▶ Exercise instructions:
Only the lines from the start of the data through the one containing "fig = go.Figure()" belong in your answer; return them exactly.

··· Data provided ···

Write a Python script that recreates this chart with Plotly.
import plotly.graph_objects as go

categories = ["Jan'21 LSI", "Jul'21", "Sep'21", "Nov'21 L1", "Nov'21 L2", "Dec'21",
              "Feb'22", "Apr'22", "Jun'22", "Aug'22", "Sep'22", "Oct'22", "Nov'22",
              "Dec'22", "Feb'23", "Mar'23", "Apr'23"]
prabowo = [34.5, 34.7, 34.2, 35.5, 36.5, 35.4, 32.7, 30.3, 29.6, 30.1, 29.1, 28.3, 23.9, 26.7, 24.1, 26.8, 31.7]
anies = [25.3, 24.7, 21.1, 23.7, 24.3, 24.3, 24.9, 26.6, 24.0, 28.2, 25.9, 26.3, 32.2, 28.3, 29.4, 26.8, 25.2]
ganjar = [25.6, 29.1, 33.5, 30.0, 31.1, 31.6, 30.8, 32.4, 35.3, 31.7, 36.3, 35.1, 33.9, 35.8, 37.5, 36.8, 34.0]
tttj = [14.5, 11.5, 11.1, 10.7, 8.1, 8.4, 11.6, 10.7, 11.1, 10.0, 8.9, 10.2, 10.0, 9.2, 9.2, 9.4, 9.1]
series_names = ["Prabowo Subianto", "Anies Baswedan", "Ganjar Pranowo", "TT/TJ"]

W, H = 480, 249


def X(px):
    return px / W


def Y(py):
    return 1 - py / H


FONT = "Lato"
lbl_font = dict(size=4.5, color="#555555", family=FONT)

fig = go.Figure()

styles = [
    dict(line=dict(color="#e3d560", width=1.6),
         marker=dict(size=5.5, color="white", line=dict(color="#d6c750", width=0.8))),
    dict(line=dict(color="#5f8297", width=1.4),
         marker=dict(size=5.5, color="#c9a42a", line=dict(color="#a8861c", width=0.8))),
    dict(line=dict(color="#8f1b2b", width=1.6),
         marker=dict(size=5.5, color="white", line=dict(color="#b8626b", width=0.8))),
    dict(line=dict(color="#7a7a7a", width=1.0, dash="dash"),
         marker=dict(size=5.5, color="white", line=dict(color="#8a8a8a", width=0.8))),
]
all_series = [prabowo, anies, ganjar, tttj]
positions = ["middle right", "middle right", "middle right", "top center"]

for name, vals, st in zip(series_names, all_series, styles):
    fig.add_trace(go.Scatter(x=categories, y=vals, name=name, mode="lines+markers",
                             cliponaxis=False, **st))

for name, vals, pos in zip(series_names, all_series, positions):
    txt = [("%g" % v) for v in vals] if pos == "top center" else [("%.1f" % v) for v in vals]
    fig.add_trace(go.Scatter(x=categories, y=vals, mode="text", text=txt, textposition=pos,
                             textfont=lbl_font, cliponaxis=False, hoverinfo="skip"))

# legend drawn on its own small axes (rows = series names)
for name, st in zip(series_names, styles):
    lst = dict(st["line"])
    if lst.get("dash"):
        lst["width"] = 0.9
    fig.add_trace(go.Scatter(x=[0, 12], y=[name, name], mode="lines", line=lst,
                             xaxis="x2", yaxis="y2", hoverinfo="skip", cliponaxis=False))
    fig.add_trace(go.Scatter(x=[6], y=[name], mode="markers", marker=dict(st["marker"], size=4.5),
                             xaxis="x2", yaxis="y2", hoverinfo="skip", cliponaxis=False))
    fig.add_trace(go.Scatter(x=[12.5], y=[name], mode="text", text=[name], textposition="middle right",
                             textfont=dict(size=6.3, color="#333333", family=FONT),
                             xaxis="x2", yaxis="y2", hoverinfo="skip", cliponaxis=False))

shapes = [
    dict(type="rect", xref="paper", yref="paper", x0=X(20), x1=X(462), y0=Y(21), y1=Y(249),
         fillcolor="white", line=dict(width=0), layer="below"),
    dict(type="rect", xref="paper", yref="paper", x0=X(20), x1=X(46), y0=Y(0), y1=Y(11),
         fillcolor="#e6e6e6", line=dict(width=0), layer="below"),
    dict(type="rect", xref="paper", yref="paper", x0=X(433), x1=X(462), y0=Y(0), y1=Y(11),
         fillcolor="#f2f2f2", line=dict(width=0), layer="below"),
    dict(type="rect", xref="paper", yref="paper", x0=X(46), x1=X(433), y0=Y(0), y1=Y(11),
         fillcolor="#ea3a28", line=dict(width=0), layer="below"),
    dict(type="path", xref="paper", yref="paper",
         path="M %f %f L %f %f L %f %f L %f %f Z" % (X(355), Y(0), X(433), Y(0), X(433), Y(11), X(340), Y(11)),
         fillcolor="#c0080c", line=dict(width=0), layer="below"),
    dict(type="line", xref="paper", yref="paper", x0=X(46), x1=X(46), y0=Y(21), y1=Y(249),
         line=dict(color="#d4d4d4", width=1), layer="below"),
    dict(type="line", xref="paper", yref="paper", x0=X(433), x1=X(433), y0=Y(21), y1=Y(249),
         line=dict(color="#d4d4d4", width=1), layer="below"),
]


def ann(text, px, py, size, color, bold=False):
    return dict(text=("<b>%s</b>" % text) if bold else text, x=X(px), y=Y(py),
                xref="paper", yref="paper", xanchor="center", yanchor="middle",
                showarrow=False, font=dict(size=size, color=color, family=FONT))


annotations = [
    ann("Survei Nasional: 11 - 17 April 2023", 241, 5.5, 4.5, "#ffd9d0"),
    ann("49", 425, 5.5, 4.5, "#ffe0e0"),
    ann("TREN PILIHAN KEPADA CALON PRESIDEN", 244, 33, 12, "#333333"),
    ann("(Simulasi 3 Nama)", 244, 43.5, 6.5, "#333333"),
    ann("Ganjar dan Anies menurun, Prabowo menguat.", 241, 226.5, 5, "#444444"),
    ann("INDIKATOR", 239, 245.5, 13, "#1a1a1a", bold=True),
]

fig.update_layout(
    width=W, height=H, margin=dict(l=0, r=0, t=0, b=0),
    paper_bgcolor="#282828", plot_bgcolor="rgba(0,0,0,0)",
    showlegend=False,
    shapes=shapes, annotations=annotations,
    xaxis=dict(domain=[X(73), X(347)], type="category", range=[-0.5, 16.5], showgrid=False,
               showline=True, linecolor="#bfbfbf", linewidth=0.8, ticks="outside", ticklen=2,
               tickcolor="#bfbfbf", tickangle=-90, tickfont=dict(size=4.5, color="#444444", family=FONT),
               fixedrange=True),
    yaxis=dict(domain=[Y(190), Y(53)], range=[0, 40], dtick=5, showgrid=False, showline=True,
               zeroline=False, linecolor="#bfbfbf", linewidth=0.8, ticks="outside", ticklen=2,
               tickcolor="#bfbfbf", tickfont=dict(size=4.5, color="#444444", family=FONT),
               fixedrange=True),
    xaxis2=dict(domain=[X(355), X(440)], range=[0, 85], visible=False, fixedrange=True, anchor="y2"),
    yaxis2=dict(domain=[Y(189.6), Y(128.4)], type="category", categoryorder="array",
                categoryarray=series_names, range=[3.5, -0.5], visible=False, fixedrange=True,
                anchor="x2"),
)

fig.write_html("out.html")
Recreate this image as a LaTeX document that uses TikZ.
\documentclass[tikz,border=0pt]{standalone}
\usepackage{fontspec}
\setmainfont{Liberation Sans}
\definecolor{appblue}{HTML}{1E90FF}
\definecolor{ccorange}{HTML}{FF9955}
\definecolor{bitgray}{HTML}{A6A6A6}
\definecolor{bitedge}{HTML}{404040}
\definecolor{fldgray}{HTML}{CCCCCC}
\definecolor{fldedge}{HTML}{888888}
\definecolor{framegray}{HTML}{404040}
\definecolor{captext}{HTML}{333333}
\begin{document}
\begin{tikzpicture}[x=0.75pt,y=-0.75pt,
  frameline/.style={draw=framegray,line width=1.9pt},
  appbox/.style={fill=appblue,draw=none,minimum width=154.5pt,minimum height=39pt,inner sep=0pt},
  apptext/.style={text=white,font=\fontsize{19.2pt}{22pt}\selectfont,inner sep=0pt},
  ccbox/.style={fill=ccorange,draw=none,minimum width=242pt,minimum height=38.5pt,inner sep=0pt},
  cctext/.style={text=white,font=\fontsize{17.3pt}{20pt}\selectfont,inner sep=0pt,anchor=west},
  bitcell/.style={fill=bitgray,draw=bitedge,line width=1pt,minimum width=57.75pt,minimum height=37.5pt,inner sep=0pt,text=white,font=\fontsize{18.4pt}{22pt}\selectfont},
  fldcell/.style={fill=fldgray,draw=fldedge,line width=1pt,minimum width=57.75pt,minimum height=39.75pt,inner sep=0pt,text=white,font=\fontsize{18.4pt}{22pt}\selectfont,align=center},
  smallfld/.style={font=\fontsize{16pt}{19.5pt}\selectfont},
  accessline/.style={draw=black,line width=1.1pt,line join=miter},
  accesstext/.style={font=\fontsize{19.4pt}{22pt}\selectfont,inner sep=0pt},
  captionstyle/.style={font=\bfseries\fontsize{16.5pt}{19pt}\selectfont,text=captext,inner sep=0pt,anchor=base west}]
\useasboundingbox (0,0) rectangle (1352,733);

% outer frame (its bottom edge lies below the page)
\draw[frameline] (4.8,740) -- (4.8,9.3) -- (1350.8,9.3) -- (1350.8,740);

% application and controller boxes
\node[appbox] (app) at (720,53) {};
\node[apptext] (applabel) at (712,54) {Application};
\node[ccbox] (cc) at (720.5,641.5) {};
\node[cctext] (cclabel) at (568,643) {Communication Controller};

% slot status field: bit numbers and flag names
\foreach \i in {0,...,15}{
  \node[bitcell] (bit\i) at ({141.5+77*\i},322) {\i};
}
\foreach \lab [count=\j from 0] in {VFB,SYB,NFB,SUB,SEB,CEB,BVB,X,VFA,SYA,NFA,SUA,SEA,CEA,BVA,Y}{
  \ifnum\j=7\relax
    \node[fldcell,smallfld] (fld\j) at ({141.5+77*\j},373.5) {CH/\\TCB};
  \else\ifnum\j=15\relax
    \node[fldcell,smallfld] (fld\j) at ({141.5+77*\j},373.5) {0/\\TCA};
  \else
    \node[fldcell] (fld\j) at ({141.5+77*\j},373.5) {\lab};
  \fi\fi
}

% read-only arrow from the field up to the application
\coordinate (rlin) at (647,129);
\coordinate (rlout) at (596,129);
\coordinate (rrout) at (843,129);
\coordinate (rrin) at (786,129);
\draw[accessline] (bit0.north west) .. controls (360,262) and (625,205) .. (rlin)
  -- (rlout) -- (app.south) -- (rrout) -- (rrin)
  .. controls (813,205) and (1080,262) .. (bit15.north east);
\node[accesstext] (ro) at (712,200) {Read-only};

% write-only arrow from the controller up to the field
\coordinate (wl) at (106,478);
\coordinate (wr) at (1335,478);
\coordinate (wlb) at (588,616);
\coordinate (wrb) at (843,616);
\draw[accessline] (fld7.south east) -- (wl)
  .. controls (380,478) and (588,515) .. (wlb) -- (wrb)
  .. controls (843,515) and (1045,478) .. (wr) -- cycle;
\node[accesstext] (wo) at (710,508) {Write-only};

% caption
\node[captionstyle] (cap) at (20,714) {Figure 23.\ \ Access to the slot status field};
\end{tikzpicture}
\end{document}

···

▶ In response:
Write a Python script that recreates this chart with Plotly.
import plotly.graph_objects as go

categories = ["Jan'21 LSI", "Jul'21", "Sep'21", "Nov'21 L1", "Nov'21 L2", "Dec'21",
              "Feb'22", "Apr'22", "Jun'22", "Aug'22", "Sep'22", "Oct'22", "Nov'22",
              "Dec'22", "Feb'23", "Mar'23", "Apr'23"]
prabowo = [34.5, 34.7, 34.2, 35.5, 36.5, 35.4, 32.7, 30.3, 29.6, 30.1, 29.1, 28.3, 23.9, 26.7, 24.1, 26.8, 31.7]
anies = [25.3, 24.7, 21.1, 23.7, 24.3, 24.3, 24.9, 26.6, 24.0, 28.2, 25.9, 26.3, 32.2, 28.3, 29.4, 26.8, 25.2]
ganjar = [25.6, 29.1, 33.5, 30.0, 31.1, 31.6, 30.8, 32.4, 35.3, 31.7, 36.3, 35.1, 33.9, 35.8, 37.5, 36.8, 34.0]
tttj = [14.5, 11.5, 11.1, 10.7, 8.1, 8.4, 11.6, 10.7, 11.1, 10.0, 8.9, 10.2, 10.0, 9.2, 9.2, 9.4, 9.1]
series_names = ["Prabowo Subianto", "Anies Baswedan", "Ganjar Pranowo", "TT/TJ"]

W, H = 480, 249


def X(px):
    return px / W


def Y(py):
    return 1 - py / H


FONT = "Lato"
lbl_font = dict(size=4.5, color="#555555", family=FONT)

fig = go.Figure()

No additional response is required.